# SHORT EXERCISE
Your task is to copy the listing exactly. Drop any pictures from the copy.

# MATERIAL PROVIDED
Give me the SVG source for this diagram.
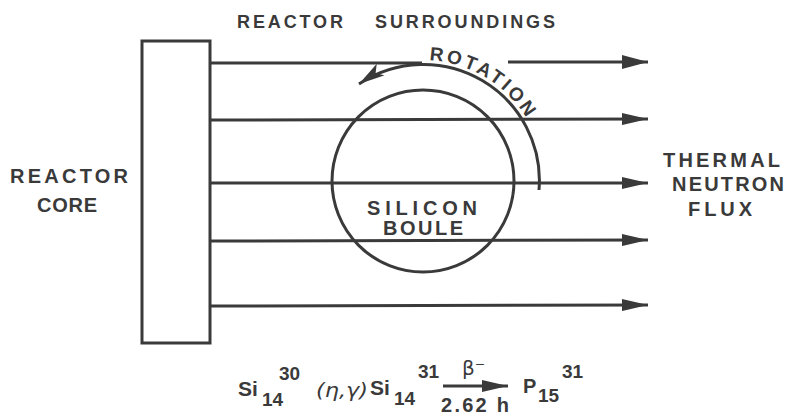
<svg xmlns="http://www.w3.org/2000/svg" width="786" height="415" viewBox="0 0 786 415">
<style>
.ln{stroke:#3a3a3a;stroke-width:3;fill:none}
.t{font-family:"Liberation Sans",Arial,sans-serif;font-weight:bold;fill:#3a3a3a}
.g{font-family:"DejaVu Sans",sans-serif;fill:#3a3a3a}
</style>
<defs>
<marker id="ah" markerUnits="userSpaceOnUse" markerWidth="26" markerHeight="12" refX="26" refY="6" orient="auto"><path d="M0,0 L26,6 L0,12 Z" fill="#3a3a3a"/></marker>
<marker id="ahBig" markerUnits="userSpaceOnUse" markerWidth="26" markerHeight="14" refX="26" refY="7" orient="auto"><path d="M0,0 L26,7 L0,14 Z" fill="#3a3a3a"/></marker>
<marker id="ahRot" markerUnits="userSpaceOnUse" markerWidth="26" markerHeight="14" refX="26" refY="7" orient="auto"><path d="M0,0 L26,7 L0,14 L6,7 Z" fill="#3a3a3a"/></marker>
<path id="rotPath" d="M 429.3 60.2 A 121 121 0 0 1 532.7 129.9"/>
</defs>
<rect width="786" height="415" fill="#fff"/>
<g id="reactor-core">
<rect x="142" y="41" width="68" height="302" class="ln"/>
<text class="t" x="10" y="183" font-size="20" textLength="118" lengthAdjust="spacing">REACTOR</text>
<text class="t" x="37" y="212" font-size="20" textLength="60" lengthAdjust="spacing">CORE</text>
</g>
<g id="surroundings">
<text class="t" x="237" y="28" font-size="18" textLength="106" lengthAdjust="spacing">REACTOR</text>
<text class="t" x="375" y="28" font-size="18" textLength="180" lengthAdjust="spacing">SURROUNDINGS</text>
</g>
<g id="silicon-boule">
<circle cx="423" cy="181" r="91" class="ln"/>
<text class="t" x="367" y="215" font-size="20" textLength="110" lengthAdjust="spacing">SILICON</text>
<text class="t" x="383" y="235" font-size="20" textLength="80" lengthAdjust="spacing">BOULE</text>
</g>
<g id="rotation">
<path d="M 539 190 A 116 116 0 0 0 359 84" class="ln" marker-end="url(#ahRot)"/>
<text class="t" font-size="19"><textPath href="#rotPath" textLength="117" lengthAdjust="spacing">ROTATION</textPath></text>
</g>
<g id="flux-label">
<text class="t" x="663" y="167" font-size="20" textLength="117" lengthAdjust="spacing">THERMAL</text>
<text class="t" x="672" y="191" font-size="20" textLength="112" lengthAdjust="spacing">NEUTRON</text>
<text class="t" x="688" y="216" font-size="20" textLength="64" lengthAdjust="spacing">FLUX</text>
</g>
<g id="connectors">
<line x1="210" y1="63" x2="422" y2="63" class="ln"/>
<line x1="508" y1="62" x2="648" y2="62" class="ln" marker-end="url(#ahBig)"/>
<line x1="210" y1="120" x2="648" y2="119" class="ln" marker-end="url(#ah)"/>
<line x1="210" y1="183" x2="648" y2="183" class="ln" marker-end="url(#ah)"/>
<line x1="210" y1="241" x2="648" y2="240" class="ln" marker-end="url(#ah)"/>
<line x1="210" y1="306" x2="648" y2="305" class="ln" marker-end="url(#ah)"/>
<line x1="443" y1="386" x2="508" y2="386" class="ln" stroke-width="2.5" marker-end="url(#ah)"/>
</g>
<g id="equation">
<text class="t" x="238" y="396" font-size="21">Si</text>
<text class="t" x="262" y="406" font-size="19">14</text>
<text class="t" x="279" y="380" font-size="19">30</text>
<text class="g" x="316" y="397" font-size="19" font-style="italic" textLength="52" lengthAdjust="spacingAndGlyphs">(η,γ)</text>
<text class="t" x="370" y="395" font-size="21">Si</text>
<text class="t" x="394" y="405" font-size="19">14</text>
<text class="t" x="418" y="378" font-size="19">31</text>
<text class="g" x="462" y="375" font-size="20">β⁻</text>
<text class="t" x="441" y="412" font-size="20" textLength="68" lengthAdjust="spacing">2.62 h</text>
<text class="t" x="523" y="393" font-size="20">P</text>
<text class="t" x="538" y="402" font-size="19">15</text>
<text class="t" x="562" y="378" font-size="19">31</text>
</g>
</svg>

# REPLY
Give me the SVG source for this diagram.
<svg xmlns="http://www.w3.org/2000/svg" width="786" height="415" viewBox="0 0 786 415">
<style>
.ln{stroke:#3a3a3a;stroke-width:3;fill:none}
.t{font-family:"Liberation Sans",Arial,sans-serif;font-weight:bold;fill:#3a3a3a}
.g{font-family:"DejaVu Sans",sans-serif;fill:#3a3a3a}
</style>
<defs>
<marker id="ah" markerUnits="userSpaceOnUse" markerWidth="26" markerHeight="12" refX="26" refY="6" orient="auto"><path d="M0,0 L26,6 L0,12 Z" fill="#3a3a3a"/></marker>
<marker id="ahBig" markerUnits="userSpaceOnUse" markerWidth="26" markerHeight="14" refX="26" refY="7" orient="auto"><path d="M0,0 L26,7 L0,14 Z" fill="#3a3a3a"/></marker>
<marker id="ahRot" markerUnits="userSpaceOnUse" markerWidth="26" markerHeight="14" refX="26" refY="7" orient="auto"><path d="M0,0 L26,7 L0,14 L6,7 Z" fill="#3a3a3a"/></marker>
<path id="rotPath" d="M 429.3 60.2 A 121 121 0 0 1 532.7 129.9"/>
</defs>
<rect width="786" height="415" fill="#fff"/>
<g id="reactor-core">
<rect x="142" y="41" width="68" height="302" class="ln"/>
<text class="t" x="10" y="183" font-size="20" textLength="118" lengthAdjust="spacing">REACTOR</text>
<text class="t" x="37" y="212" font-size="20" textLength="60" lengthAdjust="spacing">CORE</text>
</g>
<g id="surroundings">
<text class="t" x="237" y="28" font-size="18" textLength="106" lengthAdjust="spacing">REACTOR</text>
<text class="t" x="375" y="28" font-size="18" textLength="180" lengthAdjust="spacing">SURROUNDINGS</text>
</g>
<g id="silicon-boule">
<circle cx="423" cy="181" r="91" class="ln"/>
<text class="t" x="367" y="215" font-size="20" textLength="110" lengthAdjust="spacing">SILICON</text>
<text class="t" x="383" y="235" font-size="20" textLength="80" lengthAdjust="spacing">BOULE</text>
</g>
<g id="rotation">
<path d="M 539 190 A 116 116 0 0 0 359 84" class="ln" marker-end="url(#ahRot)"/>
<text class="t" font-size="19"><textPath href="#rotPath" textLength="117" lengthAdjust="spacing">ROTATION</textPath></text>
</g>
<g id="flux-label">
<text class="t" x="663" y="167" font-size="20" textLength="117" lengthAdjust="spacing">THERMAL</text>
<text class="t" x="672" y="191" font-size="20" textLength="112" lengthAdjust="spacing">NEUTRON</text>
<text class="t" x="688" y="216" font-size="20" textLength="64" lengthAdjust="spacing">FLUX</text>
</g>
<g id="connectors">
<line x1="210" y1="63" x2="422" y2="63" class="ln"/>
<line x1="508" y1="62" x2="648" y2="62" class="ln" marker-end="url(#ahBig)"/>
<line x1="210" y1="120" x2="648" y2="119" class="ln" marker-end="url(#ah)"/>
<line x1="210" y1="183" x2="648" y2="183" class="ln" marker-end="url(#ah)"/>
<line x1="210" y1="241" x2="648" y2="240" class="ln" marker-end="url(#ah)"/>
<line x1="210" y1="306" x2="648" y2="305" class="ln" marker-end="url(#ah)"/>
<line x1="443" y1="386" x2="508" y2="386" class="ln" stroke-width="2.5" marker-end="url(#ah)"/>
</g>
<g id="equation">
<text class="t" x="238" y="396" font-size="21">Si</text>
<text class="t" x="262" y="406" font-size="19">14</text>
<text class="t" x="279" y="380" font-size="19">30</text>
<text class="g" x="316" y="397" font-size="19" font-style="italic" textLength="52" lengthAdjust="spacingAndGlyphs">(η,γ)</text>
<text class="t" x="370" y="395" font-size="21">Si</text>
<text class="t" x="394" y="405" font-size="19">14</text>
<text class="t" x="418" y="378" font-size="19">31</text>
<text class="g" x="462" y="375" font-size="20">β⁻</text>
<text class="t" x="441" y="412" font-size="20" textLength="68" lengthAdjust="spacing">2.62 h</text>
<text class="t" x="523" y="393" font-size="20">P</text>
<text class="t" x="538" y="402" font-size="19">15</text>
<text class="t" x="562" y="378" font-size="19">31</text>
</g>
</svg>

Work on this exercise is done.